NEW YORK (Reuters): Donald Trump may go face-to-face with the writer E. Jean Carroll in open court on Thursday, to convince jurors he shouldn’t pay her any damages despite being liable for having defamed and sexually abused her.
Testimony resumed in federal court in Manhattan after a week off, with lawyers for Carroll, a former Elle magazine advice columnist, expected to wrap up their case.
Trump looked on as former Elle Editor-in-Chief Robbie Myers began testifying on Carroll’s behalf. The former president could testify in his own defense later.
Carroll, 80, is suing over Trump’s June 2019 denials that he raped her in the mid-1990s in a Bergdorf Goodman department store dressing room in Manhattan.

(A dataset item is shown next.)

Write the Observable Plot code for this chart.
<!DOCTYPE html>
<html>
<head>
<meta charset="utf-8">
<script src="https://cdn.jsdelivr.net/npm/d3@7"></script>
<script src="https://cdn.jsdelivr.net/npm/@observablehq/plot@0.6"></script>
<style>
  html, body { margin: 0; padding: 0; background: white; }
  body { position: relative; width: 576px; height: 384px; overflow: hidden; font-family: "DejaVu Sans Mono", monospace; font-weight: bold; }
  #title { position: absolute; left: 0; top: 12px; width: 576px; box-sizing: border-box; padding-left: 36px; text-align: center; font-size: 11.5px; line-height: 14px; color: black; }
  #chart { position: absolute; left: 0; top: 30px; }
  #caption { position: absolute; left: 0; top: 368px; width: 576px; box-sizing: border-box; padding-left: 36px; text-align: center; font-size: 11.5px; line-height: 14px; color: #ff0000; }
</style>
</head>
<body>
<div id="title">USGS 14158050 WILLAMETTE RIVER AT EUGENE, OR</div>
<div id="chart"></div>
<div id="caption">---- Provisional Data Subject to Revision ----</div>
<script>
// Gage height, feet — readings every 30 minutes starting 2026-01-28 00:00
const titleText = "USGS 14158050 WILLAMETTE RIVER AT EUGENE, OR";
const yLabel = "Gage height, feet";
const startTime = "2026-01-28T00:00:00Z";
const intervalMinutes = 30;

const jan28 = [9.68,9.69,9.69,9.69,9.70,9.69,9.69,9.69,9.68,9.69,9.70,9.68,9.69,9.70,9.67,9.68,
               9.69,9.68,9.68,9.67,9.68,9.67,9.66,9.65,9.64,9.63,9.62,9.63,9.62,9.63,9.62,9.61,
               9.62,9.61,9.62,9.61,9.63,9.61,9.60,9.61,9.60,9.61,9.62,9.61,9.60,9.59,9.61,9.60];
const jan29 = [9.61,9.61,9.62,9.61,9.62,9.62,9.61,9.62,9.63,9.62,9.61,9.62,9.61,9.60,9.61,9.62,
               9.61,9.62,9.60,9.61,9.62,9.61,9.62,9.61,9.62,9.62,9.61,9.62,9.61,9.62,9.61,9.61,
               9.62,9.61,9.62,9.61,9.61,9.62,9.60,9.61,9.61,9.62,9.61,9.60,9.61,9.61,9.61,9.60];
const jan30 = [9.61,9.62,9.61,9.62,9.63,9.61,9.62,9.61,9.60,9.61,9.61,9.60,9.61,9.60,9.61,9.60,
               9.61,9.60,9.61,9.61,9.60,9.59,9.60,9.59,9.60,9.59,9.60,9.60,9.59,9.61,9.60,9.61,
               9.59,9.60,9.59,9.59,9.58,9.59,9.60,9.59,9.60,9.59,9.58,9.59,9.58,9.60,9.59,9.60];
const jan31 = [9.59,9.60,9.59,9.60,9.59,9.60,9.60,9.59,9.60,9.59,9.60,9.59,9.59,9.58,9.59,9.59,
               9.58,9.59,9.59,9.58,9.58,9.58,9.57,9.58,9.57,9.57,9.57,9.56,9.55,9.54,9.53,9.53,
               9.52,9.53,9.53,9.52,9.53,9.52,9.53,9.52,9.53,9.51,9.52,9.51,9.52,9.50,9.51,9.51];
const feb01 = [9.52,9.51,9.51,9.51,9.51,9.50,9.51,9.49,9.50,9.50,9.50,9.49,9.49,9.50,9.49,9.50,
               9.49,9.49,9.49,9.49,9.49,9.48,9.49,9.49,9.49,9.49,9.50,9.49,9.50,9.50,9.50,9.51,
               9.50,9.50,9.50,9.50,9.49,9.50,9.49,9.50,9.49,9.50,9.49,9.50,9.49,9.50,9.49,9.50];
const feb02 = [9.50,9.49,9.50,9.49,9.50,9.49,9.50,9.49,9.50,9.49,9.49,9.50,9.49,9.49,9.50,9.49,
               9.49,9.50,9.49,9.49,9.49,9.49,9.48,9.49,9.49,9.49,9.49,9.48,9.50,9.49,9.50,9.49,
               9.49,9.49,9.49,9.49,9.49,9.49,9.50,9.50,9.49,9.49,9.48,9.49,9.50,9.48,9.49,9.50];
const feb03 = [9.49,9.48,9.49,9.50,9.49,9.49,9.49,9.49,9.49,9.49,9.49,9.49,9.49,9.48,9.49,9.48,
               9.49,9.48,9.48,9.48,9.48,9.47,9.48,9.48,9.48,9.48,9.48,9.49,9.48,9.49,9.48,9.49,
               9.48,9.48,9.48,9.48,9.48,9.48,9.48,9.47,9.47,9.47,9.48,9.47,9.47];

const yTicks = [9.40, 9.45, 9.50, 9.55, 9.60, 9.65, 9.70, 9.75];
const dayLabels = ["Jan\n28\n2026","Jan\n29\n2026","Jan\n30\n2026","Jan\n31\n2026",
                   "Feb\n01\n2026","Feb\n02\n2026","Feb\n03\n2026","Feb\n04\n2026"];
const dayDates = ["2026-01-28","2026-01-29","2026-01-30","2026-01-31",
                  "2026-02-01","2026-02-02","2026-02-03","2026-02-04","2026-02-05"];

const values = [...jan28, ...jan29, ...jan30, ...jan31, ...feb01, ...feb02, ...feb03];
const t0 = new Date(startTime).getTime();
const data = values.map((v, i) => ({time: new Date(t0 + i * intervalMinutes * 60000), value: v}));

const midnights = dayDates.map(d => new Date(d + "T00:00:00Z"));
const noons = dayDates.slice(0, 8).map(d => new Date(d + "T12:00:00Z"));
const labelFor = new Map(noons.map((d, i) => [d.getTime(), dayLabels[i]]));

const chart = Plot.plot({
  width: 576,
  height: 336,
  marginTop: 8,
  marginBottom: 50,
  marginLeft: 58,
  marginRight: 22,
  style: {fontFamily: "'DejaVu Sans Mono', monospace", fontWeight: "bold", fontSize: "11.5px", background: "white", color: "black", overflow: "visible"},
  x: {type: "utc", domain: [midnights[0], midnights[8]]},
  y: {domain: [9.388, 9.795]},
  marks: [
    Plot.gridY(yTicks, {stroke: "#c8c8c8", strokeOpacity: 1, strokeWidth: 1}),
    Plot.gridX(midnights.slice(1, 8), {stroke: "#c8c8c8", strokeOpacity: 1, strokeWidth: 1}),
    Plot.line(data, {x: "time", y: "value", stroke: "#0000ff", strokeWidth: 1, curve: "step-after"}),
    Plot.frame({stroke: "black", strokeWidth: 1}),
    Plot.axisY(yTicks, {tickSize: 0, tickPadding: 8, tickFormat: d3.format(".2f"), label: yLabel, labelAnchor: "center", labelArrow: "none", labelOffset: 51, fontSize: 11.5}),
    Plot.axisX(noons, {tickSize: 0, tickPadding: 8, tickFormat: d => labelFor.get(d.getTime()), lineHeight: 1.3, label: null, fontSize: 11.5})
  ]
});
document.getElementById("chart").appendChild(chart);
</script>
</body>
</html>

She is seeking at least $10 million.
Trump, 77, has consistently denied wrongdoing, claiming he had not known Carroll despite photos showing them together, and accusing her of making up the rape to boost sales of her memoir.
He filed dozens of posts related to the case overnight to his Truth Social platform, maintaining that he had never heard of or touched Carroll and that her case was “Another HOAX.”

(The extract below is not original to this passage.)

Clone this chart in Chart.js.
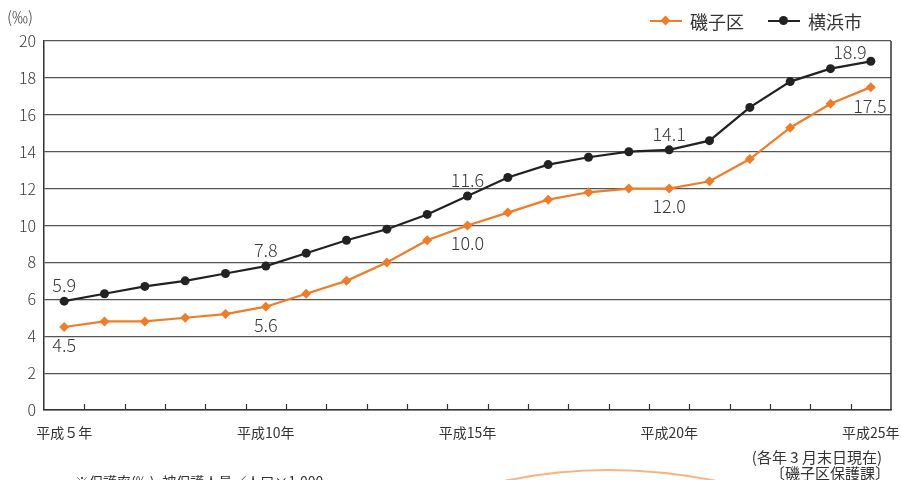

The trial has become an element of Trump’s third White House run, with the Republican frontrunner shuttling between the courtroom and campaign stops, while criticizing Carroll, the judge and the judicial process online and at press conferences.
Last May, another jury ordered Trump to pay Carroll $5 million after he denied her rape claim in October 2022.
U.S. District Judge Lewis Kaplan, who has presided at both trials, has ruled that the first trial established that Trump defamed and sexually abused Carroll.
The only issues for the nine jurors in the current trial is how much money Trump should pay Carroll, if any, for damaging her reputation – and how much, if any, he should pay as punishment and to dissuade him from defaming her again.
A damages expert testified on Carroll’s behalf that the damage to her reputation could be as high as $12.1 million.
Trump’s legal team has said damages should be nominal or zero, and that Carroll has gained more than whatever she might have lost by pursuing and gaining her newfound game.
Kaplan last week warned Trump not to use the courtroom to air political grievances, after one of Carroll’s lawyers complained that jurors might have overheard Trump calling the case a “witch hunt” and “con job.”
The judge has spent 29 years on the federal bench. He is known for his no-nonsense approach, and for expressing impatience with lawyers and witnesses who don’t follow his instructions.
Kaplan could interrupt or shut down Trump’s testimony, or throw him out of the courtroom, if Trump persisted in speaking out of turn, or digressed from the issues the jury will consider.
On Jan. 11, when another judge asked Trump if he could stick to the facts if allowed to give a closing statement in the New York attorney general’s civil fraud case against him, Trump responded by attacking the judge and proclaiming the case a politically inspired sham.
Carroll’s lawyers have warned that Trump might try to “sow chaos” if he testified, because his defiance might aid him politically.